## [WRITTEN INSTRUCTION]
Wherever the string "matplotlib" appears, copy the whole line.
=-=-=-=-=
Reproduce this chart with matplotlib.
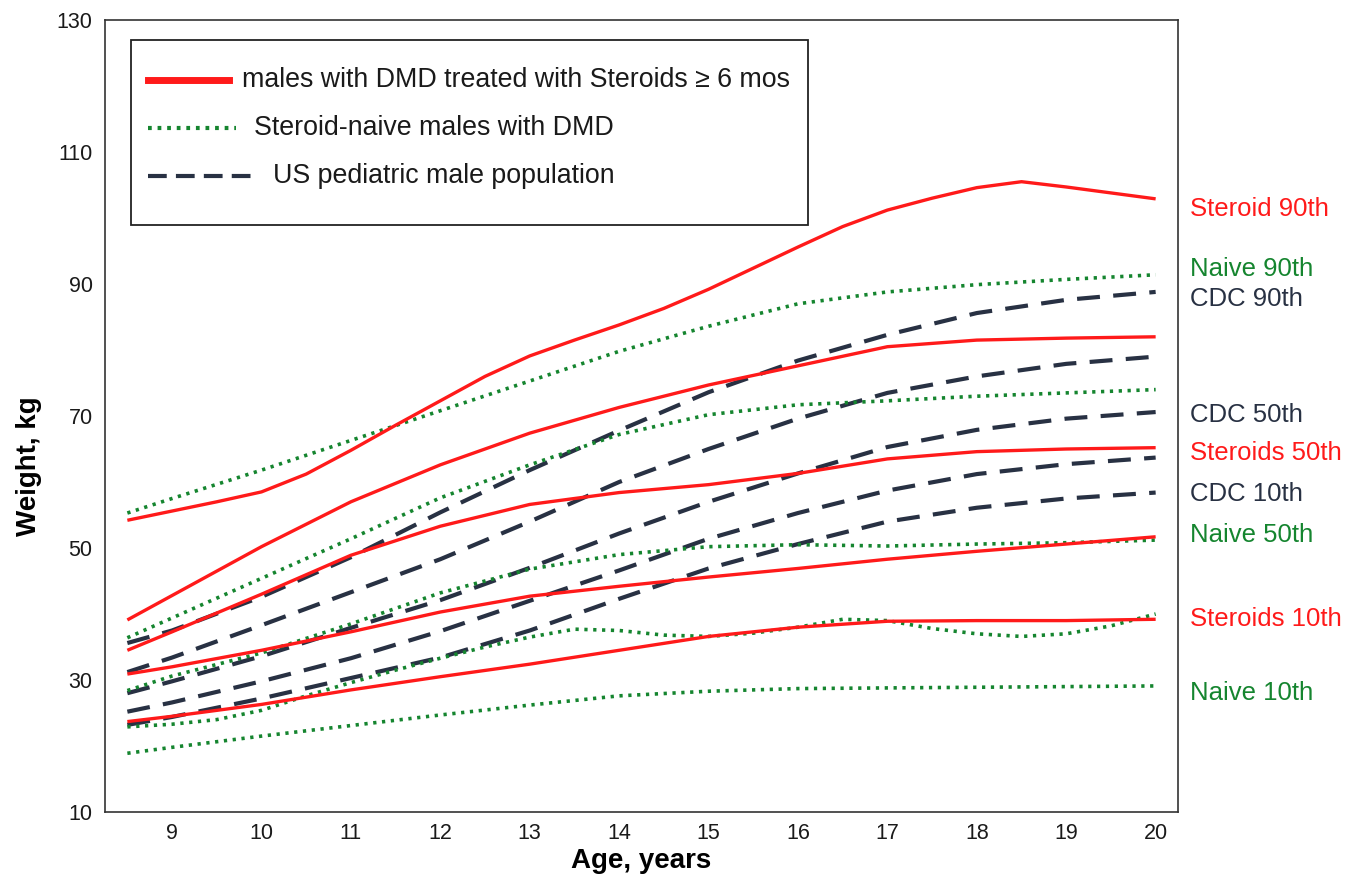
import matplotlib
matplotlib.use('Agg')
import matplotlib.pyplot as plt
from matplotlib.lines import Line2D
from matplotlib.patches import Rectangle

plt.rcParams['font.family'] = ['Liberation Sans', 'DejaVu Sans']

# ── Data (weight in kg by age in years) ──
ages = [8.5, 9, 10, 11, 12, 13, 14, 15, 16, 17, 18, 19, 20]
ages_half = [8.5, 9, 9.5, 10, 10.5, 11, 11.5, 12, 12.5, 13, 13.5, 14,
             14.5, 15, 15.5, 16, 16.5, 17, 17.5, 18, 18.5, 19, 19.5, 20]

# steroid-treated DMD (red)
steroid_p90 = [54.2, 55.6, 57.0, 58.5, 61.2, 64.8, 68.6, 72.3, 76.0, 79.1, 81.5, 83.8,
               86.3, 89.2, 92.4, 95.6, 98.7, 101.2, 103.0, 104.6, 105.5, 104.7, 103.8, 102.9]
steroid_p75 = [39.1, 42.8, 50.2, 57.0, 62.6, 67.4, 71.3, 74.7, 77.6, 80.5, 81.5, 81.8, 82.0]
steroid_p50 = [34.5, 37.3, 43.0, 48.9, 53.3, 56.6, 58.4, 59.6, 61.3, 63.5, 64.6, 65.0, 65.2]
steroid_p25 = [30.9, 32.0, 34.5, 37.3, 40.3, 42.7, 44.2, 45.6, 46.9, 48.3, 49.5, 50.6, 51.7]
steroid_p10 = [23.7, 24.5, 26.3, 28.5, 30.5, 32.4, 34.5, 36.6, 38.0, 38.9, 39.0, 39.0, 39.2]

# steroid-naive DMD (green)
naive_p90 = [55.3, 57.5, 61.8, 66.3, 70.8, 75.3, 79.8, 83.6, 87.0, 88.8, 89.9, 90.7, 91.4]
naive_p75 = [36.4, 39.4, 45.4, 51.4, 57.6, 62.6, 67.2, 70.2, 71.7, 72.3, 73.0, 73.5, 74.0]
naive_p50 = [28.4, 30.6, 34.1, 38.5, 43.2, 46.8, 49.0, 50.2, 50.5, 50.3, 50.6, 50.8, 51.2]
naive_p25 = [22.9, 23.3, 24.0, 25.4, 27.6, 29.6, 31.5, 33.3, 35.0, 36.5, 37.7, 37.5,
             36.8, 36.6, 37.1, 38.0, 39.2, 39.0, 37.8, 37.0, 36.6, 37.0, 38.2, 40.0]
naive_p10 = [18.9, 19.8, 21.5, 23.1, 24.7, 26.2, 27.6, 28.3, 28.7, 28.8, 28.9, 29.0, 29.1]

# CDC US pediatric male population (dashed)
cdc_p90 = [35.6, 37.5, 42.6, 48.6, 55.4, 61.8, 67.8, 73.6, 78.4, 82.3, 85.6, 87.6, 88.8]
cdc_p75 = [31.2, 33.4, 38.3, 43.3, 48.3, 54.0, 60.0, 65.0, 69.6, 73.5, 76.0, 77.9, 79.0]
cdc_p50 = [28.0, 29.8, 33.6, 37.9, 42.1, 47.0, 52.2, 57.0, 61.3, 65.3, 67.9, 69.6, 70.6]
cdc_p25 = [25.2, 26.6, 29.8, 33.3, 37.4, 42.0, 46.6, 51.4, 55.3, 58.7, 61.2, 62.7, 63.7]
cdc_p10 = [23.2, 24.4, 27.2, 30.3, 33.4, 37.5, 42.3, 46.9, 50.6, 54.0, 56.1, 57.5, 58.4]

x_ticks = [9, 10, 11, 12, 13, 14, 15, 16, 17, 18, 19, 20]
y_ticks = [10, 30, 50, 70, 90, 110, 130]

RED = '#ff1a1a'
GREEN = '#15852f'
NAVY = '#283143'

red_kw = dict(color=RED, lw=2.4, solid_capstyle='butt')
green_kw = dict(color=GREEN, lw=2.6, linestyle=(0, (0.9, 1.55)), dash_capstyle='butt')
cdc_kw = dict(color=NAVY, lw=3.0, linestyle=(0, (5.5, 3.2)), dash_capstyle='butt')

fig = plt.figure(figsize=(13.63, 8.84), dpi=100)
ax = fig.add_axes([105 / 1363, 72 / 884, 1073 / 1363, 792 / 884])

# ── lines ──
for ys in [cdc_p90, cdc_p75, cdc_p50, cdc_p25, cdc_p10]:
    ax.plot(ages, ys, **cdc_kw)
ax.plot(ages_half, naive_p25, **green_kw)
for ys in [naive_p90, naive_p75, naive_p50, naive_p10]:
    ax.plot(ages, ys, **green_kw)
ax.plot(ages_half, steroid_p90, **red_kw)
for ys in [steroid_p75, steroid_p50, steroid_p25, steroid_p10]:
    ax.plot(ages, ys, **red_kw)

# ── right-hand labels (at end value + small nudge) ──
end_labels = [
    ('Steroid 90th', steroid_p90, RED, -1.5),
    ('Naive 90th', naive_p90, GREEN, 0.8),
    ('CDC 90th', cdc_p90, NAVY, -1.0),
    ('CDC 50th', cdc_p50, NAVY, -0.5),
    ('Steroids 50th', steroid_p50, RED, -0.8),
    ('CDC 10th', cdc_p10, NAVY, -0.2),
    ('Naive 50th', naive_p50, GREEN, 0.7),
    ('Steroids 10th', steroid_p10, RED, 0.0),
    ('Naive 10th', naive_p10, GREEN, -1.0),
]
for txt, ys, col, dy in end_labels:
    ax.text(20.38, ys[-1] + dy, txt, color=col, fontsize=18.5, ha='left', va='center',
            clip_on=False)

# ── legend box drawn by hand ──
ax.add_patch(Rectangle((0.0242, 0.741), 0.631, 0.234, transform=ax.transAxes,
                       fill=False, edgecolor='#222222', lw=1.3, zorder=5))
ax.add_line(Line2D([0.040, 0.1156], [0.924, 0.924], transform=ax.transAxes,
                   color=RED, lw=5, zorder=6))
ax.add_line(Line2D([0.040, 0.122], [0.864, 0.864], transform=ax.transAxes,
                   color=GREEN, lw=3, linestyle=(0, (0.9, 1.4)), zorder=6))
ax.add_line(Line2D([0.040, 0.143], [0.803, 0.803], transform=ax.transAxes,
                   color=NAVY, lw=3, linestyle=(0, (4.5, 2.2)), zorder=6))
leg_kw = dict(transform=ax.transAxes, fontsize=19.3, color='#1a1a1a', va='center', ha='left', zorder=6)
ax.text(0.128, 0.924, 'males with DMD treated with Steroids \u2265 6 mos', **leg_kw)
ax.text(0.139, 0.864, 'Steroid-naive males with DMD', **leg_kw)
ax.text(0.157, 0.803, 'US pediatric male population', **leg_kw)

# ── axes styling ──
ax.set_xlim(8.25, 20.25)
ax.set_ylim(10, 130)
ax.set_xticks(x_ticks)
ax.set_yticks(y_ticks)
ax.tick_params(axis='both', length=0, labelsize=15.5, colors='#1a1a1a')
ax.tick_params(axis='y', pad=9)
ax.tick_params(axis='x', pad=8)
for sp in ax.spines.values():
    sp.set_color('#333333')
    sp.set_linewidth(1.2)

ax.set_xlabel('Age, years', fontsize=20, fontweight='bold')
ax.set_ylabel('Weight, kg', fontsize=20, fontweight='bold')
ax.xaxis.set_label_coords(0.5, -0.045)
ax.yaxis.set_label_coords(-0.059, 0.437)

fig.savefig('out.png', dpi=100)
=-=-=-=-=
## [SOLUTION TO THE PROBLEM]
Reproduce this chart with matplotlib.
import matplotlib
matplotlib.use('Agg')
import matplotlib.pyplot as plt
from matplotlib.lines import Line2D
from matplotlib.patches import Rectangle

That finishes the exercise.